Saturday, July 18, 2020

223. "HAPPY DAYS" and "ACT WITHOUT WORDS." From my (unpublished) ENCYCLOPEDIA OF THE NEW YORK STAGE, 1970-1975

Hume Cronyn, Jessica Tandy.
HAPPY DAYS and ACT WITHOUT WORDS [Dramatic Revivals] A: Samuel Beckett; D: Alan Schneider; S: Douglas W. Schmidt; C: Sara Brook; L: John Gleason; P: Repertory Theatre of Lincoln Center; T: Forum Theatre (OB); 11/20/72-12/17/72 (16)

Jessica Tandy.
These short Beckett works were staged as part of a Beckett festival at the Forum, when that lovely theatre (now the Mitzi E. Newhouse Theatre) was threatened with destruction to make it over into a movie theatre/museum. The conversion never took place, largely because of the public outcry. The plays were smoothly staged there by Alan Schneider, then America’s foremost Beckett director. They seemed, under the circumstances, a fitting tribute to man’s indomitable will to survive in the face of life’s brutal realities.

The minimalist character of Beckett’s dramaturgy, as well as his power to convey great truths in a devastatingly understated way, was highly regarded by the critics. John Simon expostulated that Beckett’s “is a drama reduced beyond the absurd to the molecular structure of our condition, to atoms of suffering and laughter. Beckettian man is laughing through his cursing and weeping; cursing God, bewailing his birth, laughing at himself.”

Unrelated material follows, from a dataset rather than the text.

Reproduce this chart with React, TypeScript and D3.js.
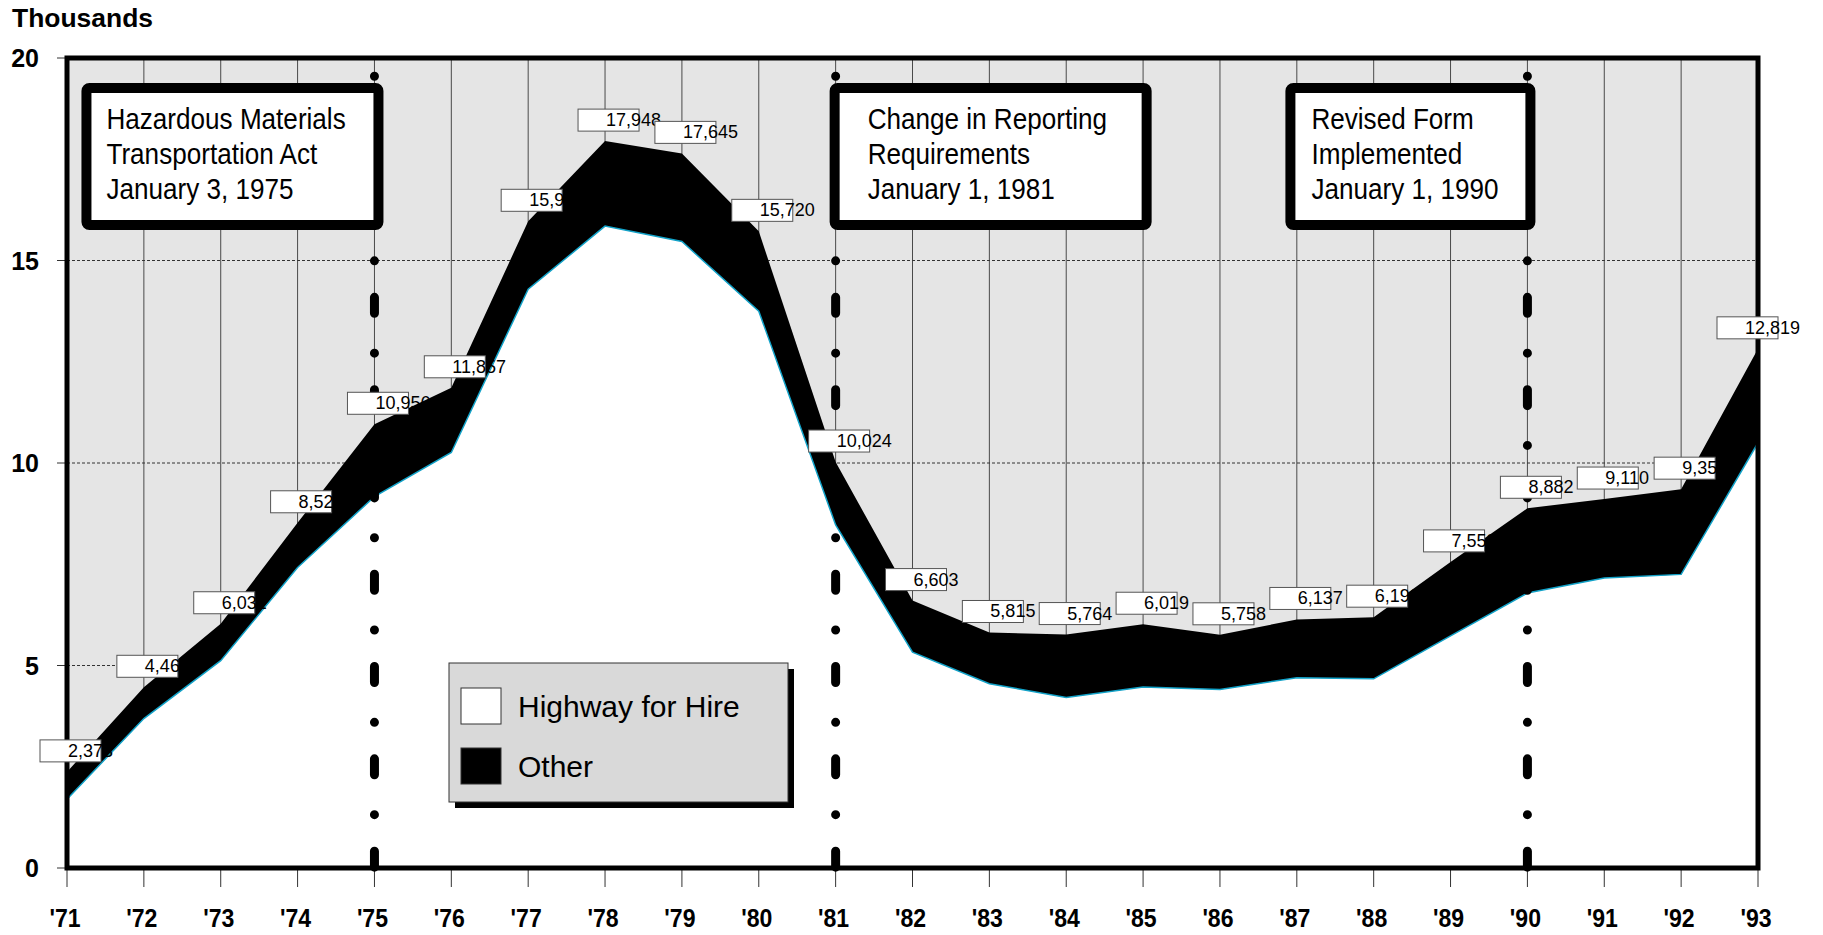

“Happy Days” was first seen locally in 1965 at the Cherry Lane Theatre. It quickly become a lodestone for leading character actresses seeking a challenging role. Winnie (Jessica Tandy) is an aging lady buried up to her waist (and, later, her neck) in a mound of sand. The image is of death creeping up on her as she blithely speaks on and on, surrounded by her few necessities and a similarly failing, flailing old husband, Willie (Hume Cronyn, Tandy’s real-life spouse).
Hume Cronyn.
Winnie is intended for a tour de force performer. The critics took pains to compare Tandy to her predecessors in the role. They showed great respect for her work, although several spoke of an uncomfortable stridency in her pitch. Hers was not, perhaps, the definitive interpretation but it was masterful nonetheless, “lean with the frustrations of memory,” said Clive Barnes. She made Winnie “a gentle woman with a lightness of touch, sensibility, gallantry, and a clear, fluty voice that barely covers panic.”

The second piece, “Act without Words,” was a 10-minute, one-man pantomime for Hume Cronyn in which, dressed in a white suit, a man grapples valiantly with a frustrating series of blows, kicks, and deprivations from powers outside himself until he seems to lie on death’s doorstep. Cronyn’s agility was applauded, but the piece failed to maintain continued interest. Cronyn also acted "Krapp's Last Tape" during the Beckett festival.

Tandy won a Drama Desk Award for Outstanding Performance, which included her work in Beckett’s “Not I” on the bill with "Krapp's Last Tape."